Thousands of Maltese emigrated to Australia between the 1950s and 1970s with permits to settle and work there as the country started building its economy on the back of migrant work after World War II.

But Vella's post, intended to draw a facile comparison with the humanitarian crisis unfolding outside Maltese shores, drew instant condemnation on Facebook.

“Luckily for our forefathers, they were not forced to leave Malta because of war… they were certain of being welcomed. It is shameful that someone in power like you can go down to this level,” said one commenter.

“So you mean they should stay at sea for a whole month, 100 metres away from Malta in this cold, for you to be happy? How ignorant…”

“Are you running for MEP with the Socialists and Democrats with this kind of crap? You are comparing these people with the lives of 49 vulnerable people? Stop tarnishing the name of democratic socialists please. The PES and S&D are not the EFDD or the ENF,” one commenter said referring to the extreme right groupings of MEPs.

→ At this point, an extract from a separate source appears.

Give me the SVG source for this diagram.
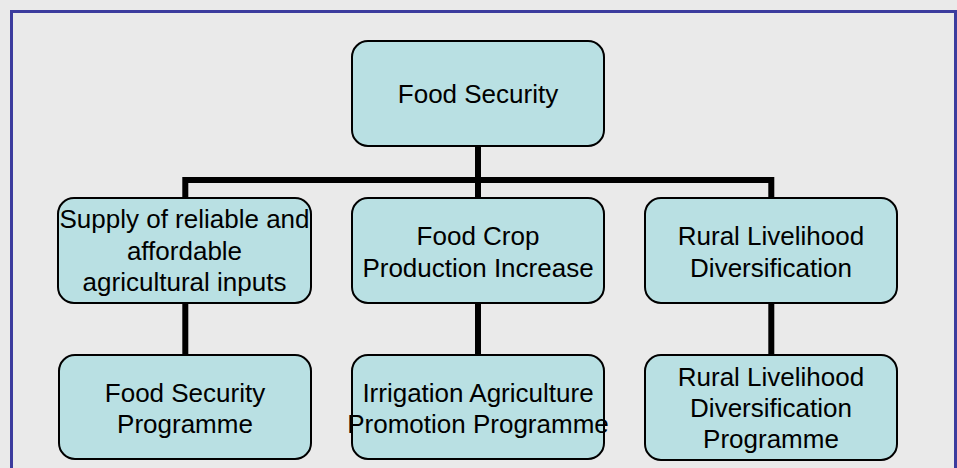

Vella, an economists by profession who says she was formerly a Nationalist voter, views irregular immigration as “competition to a stagnant job market” due to “unscrupulous entrepreneurs” who employ workers on the black market, “making the life of the honest businessperson impossible.” Vella has written that providing a legal route for migrants “is essential”.

She has formerly said that she was “only a Nationalist when the party was led by capable persons of high integrity.”

Under past Nationalist administrations, Vella served as MRA chairman before resigning in August 2002.

She has also defended Malta’s sale of passports to the global rich, saying the matter was not within the EU’s remit to decide.

In contrast, other Labour voices supported the rescue ofthe 49 migrants and their being brought to safety in Malta, like Labour candidate and Nisa Laburisti chairperson Nikita Zammit Alamango: “This has gone beyond legalities... I believe in Malta and the rest of Europe have a bigger heart than this, we should have greater faith in humanity and even though Malta cannot take on everyone we should show Europe what socialism really means. Dublin Regulations need to be changed to enforce burden sharing between all EU countries so as to assure that when human lives are at stake we do not waste time seeing who goes where but save them knowing that regulations are in place.”